COLLECTED MATERIAL:
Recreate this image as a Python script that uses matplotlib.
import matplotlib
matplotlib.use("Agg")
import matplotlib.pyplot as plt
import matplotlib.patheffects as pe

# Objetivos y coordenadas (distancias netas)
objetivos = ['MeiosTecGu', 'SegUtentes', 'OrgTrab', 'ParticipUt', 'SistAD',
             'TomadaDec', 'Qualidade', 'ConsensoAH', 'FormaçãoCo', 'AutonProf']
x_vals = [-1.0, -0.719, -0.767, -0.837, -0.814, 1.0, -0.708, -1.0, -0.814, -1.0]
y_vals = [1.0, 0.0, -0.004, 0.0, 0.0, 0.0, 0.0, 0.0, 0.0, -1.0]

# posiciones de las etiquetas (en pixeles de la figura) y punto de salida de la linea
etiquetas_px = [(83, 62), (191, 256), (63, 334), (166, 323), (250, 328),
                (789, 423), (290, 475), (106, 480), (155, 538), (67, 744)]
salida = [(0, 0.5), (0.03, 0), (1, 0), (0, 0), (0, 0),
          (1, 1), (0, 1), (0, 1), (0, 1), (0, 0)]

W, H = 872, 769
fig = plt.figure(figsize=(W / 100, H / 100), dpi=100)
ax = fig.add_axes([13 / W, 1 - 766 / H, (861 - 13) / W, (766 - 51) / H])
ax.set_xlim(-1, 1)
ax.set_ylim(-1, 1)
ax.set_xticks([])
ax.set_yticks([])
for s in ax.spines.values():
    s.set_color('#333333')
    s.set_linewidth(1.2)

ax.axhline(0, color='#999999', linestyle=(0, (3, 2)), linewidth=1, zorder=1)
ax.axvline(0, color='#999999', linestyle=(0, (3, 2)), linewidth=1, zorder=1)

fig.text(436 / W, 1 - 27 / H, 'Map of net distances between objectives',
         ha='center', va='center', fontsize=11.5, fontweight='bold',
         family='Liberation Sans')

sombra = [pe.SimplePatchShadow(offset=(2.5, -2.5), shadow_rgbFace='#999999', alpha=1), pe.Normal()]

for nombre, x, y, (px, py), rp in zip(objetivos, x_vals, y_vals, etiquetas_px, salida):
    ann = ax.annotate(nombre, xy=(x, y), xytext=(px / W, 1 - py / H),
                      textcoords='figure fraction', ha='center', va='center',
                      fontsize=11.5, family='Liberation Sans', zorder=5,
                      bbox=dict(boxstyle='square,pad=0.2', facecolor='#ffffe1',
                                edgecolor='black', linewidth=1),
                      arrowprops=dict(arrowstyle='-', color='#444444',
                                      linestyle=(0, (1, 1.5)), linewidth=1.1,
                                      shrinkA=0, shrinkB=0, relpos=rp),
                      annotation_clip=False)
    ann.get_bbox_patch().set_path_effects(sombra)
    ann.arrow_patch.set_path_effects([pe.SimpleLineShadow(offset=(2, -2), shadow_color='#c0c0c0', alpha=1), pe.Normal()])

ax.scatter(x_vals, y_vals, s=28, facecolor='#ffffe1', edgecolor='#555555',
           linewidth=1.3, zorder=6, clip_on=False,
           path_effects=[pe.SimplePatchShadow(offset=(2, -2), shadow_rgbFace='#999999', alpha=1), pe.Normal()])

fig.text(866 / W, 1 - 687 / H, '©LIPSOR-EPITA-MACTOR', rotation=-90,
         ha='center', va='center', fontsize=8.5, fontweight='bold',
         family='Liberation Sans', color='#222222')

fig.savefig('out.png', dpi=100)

STATED GOAL:
Reproduce the listing above word for word.

FULL SOLUTION:
Recreate this image as a Python script that uses matplotlib.
import matplotlib
matplotlib.use("Agg")
import matplotlib.pyplot as plt
import matplotlib.patheffects as pe

# Objetivos y coordenadas (distancias netas)
objetivos = ['MeiosTecGu', 'SegUtentes', 'OrgTrab', 'ParticipUt', 'SistAD',
             'TomadaDec', 'Qualidade', 'ConsensoAH', 'FormaçãoCo', 'AutonProf']
x_vals = [-1.0, -0.719, -0.767, -0.837, -0.814, 1.0, -0.708, -1.0, -0.814, -1.0]
y_vals = [1.0, 0.0, -0.004, 0.0, 0.0, 0.0, 0.0, 0.0, 0.0, -1.0]

# posiciones de las etiquetas (en pixeles de la figura) y punto de salida de la linea
etiquetas_px = [(83, 62), (191, 256), (63, 334), (166, 323), (250, 328),
                (789, 423), (290, 475), (106, 480), (155, 538), (67, 744)]
salida = [(0, 0.5), (0.03, 0), (1, 0), (0, 0), (0, 0),
          (1, 1), (0, 1), (0, 1), (0, 1), (0, 0)]

W, H = 872, 769
fig = plt.figure(figsize=(W / 100, H / 100), dpi=100)
ax = fig.add_axes([13 / W, 1 - 766 / H, (861 - 13) / W, (766 - 51) / H])
ax.set_xlim(-1, 1)
ax.set_ylim(-1, 1)
ax.set_xticks([])
ax.set_yticks([])
for s in ax.spines.values():
    s.set_color('#333333')
    s.set_linewidth(1.2)

ax.axhline(0, color='#999999', linestyle=(0, (3, 2)), linewidth=1, zorder=1)
ax.axvline(0, color='#999999', linestyle=(0, (3, 2)), linewidth=1, zorder=1)

fig.text(436 / W, 1 - 27 / H, 'Map of net distances between objectives',
         ha='center', va='center', fontsize=11.5, fontweight='bold',
         family='Liberation Sans')

sombra = [pe.SimplePatchShadow(offset=(2.5, -2.5), shadow_rgbFace='#999999', alpha=1), pe.Normal()]

for nombre, x, y, (px, py), rp in zip(objetivos, x_vals, y_vals, etiquetas_px, salida):
    ann = ax.annotate(nombre, xy=(x, y), xytext=(px / W, 1 - py / H),
                      textcoords='figure fraction', ha='center', va='center',
                      fontsize=11.5, family='Liberation Sans', zorder=5,
                      bbox=dict(boxstyle='square,pad=0.2', facecolor='#ffffe1',
                                edgecolor='black', linewidth=1),
                      arrowprops=dict(arrowstyle='-', color='#444444',
                                      linestyle=(0, (1, 1.5)), linewidth=1.1,
                                      shrinkA=0, shrinkB=0, relpos=rp),
                      annotation_clip=False)
    ann.get_bbox_patch().set_path_effects(sombra)
    ann.arrow_patch.set_path_effects([pe.SimpleLineShadow(offset=(2, -2), shadow_color='#c0c0c0', alpha=1), pe.Normal()])

ax.scatter(x_vals, y_vals, s=28, facecolor='#ffffe1', edgecolor='#555555',
           linewidth=1.3, zorder=6, clip_on=False,
           path_effects=[pe.SimplePatchShadow(offset=(2, -2), shadow_rgbFace='#999999', alpha=1), pe.Normal()])

fig.text(866 / W, 1 - 687 / H, '©LIPSOR-EPITA-MACTOR', rotation=-90,
         ha='center', va='center', fontsize=8.5, fontweight='bold',
         family='Liberation Sans', color='#222222')

fig.savefig('out.png', dpi=100)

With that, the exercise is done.